WRITTEN INSTRUCTION
Wherever "drawn" appears in a line, list that line.

◆ ◆ ◆ ◆ ◆

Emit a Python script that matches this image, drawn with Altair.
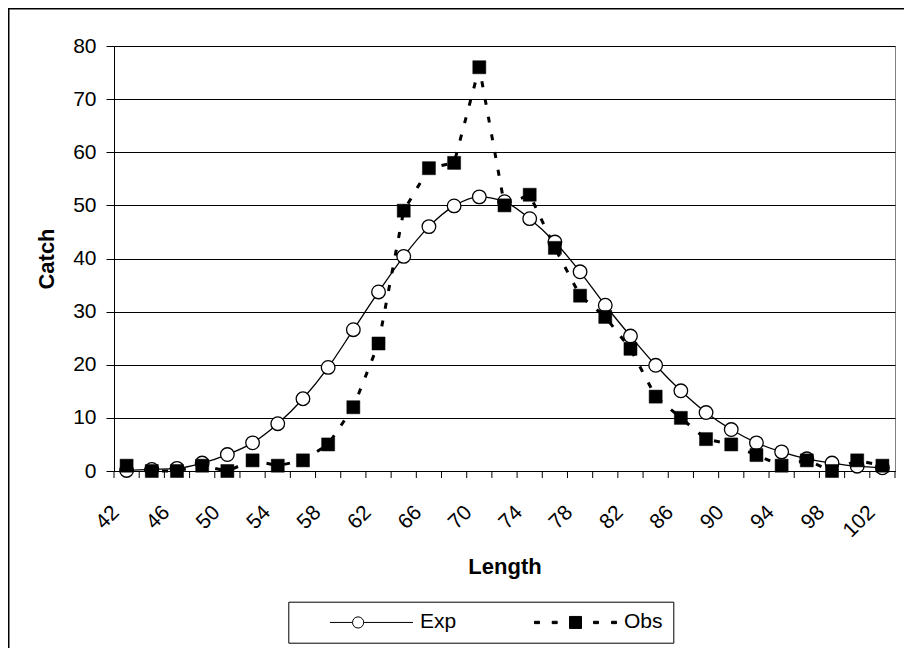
import altair as alt
import pandas as pd

# ---- data ----
lengths = [42, 44, 46, 48, 50, 52, 54, 56, 58, 60, 62, 64, 66, 68, 70,
           72, 74, 76, 78, 80, 82, 84, 86, 88, 90, 92, 94, 96, 98, 100, 102]
exp_vals = [0.1, 0.3, 0.5, 1.5, 3.1, 5.3, 8.9, 13.6, 19.5, 26.6, 33.7, 40.4, 46.0, 49.9, 51.6,
            50.7, 47.5, 43.1, 37.5, 31.2, 25.4, 19.9, 15.1, 11.0, 7.8, 5.3, 3.6, 2.3, 1.5, 0.9, 0.6]
obs_vals = [1, 0, 0, 1, 0, 2, 1, 2, 5, 12, 24, 49, 57, 58, 76,
            50, 52, 42, 33, 29, 23, 14, 10, 6, 5, 3, 1, 2, 0, 2, 1]
label_vals = [42, 46, 50, 54, 58, 62, 66, 70, 74, 78, 82, 86, 90, 94, 98, 102]
y_ticks = [0, 10, 20, 30, 40, 50, 60, 70, 80]
series_names = ["Exp", "Obs"]

df = pd.DataFrame({
    "Length": lengths * 2,
    "Catch": exp_vals + obs_vals,
    "Series": ["Exp"] * len(lengths) + ["Obs"] * len(lengths),
})
tick_df = pd.DataFrame({"b": [c - 1 for c in lengths] + [lengths[-1] + 1]})

FONT = "Liberation Sans"
W, H = 781, 425

x_scale = alt.Scale(domain=[lengths[0] - 1, lengths[-1] + 1], nice=False, zero=False)
y_scale = alt.Scale(domain=[0, 80], nice=False)

x_enc = alt.X("Length:Q", scale=x_scale, axis=alt.Axis(
    values=label_vals, labelAngle=-45, labelAlign="right", labelBaseline="middle",
    labelPadding=38, labelOffset=-11, ticks=False, tickSize=0, grid=False,
    labelFlush=False, labelOverlap=False, labelBound=False,
    domainColor="black", labelColor="black", labelFontSize=21, labelFont=FONT,
    title="Length", titleX=390.5, titleY=102, titleBaseline="alphabetic",
    titleFontSize=22, titleFont=FONT, titleFontWeight="bold", titleColor="black"))
y_enc = alt.Y("Catch:Q", scale=y_scale, axis=alt.Axis(
    values=y_ticks, tickSize=8, tickColor="black", labelPadding=10,
    grid=True, gridColor="black", gridWidth=1, domainColor="black",
    labelColor="black", labelFontSize=21, labelFont=FONT,
    title="Catch", titleX=-60.7, titleY=212.5, titleAngle=-90, titleAlign="center",
    titleBaseline="alphabetic", titleFontSize=22, titleFont=FONT,
    titleFontWeight="bold", titleColor="black"))

base = alt.Chart(df)

obs_line = base.transform_filter("datum.Series == 'Obs'").mark_line(
    color="black", strokeWidth=3, strokeDash=[6, 12], strokeCap="butt"
).encode(x=x_enc, y=y_enc)

exp_line = base.transform_filter("datum.Series == 'Exp'").mark_line(
    color="black", strokeWidth=1.3, interpolate="monotone"
).encode(x=x_enc, y=y_enc)

exp_pts = base.transform_filter("datum.Series == 'Exp'").mark_point(
    shape="circle", filled=True, fill="white", stroke="black", strokeWidth=1.3,
    size=185, opacity=1
).encode(x=x_enc, y=y_enc)

obs_pts = base.transform_filter("datum.Series == 'Obs'").mark_point(
    shape="square", filled=True, fill="black", stroke="black", strokeWidth=0.5,
    size=170, opacity=1
).encode(x=x_enc, y=y_enc)

x_ticks = alt.Chart(tick_df).mark_rule(color="black", strokeWidth=1).encode(
    x=alt.X("b:Q", scale=x_scale), y=alt.value(H), y2=alt.value(H + 7))

# legend symbols: line + marker drawn as one custom path each
exp_path = ("M-41.5,0H-19M-7.8,0H41.5"
            "M-7.8,0A5.6,5.6,0,1,1,-19,0A5.6,5.6,0,1,1,-7.8,0Z")
obs_path = ("M-41,-1.2H-36V1.2H-41Z M-23.3,-1.2H-18.3V1.2H-23.3Z "
            "M-6,-6H6V6H-6Z M18,-1.2H23V1.2H18Z M36,-1.2H41V1.2H36Z")

leg = alt.Legend(
    title=None, orient="none", legendX=174.3, legendY=555.7, direction="horizontal",
    strokeColor="black", padding=10, symbolSize=4, symbolStrokeColor="black",
    symbolStrokeWidth=1, symbolOffset=62.7, labelOffset=38, columnPadding=46,
    labelFontSize=21, labelFont=FONT, labelColor="black",
    labelExpr="datum.label == 'Obs' ? 'Obs     ' : datum.label")

legend_layer = base.transform_filter("datum.Catch < 0").mark_point(
    filled=True, stroke="black", strokeWidth=1, size=4, opacity=1
).encode(
    shape=alt.Shape("Series:N", scale=alt.Scale(domain=series_names, range=[exp_path, obs_path]), legend=leg),
    fill=alt.Fill("Series:N", scale=alt.Scale(domain=series_names, range=["white", "black"]), legend=leg),
    stroke=alt.Stroke("Series:N", scale=alt.Scale(domain=series_names, range=["black", "black"]), legend=leg),
)

frame_df = pd.DataFrame({"k": [0]})
frame_top = alt.Chart(frame_df).mark_rule(color="black", strokeWidth=1.5).encode(
    x=alt.value(-105.25), x2=alt.value(W + 20), y=alt.value(-37.25))
frame_left = alt.Chart(frame_df).mark_rule(color="black", strokeWidth=1.5).encode(
    x=alt.value(-105.25), y=alt.value(-38), y2=alt.value(H + 200))

chart = alt.layer(
    frame_top, frame_left, x_ticks, obs_line, exp_line, exp_pts, obs_pts, legend_layer
).properties(
    width=W, height=H,
    padding={"left": 106, "top": 38, "right": 9, "bottom": 177},
    autosize=alt.AutoSizeParams(type="none"),
    background="white",
).configure_view(stroke="#808080", strokeWidth=1)

chart.save("out.html", embed_options={"renderer": "svg", "actions": False})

◆ ◆ ◆ ◆ ◆

RESPONSE TO THE EXERCISE
Emit a Python script that matches this image, drawn with Altair.
# legend symbols: line + marker drawn as one custom path each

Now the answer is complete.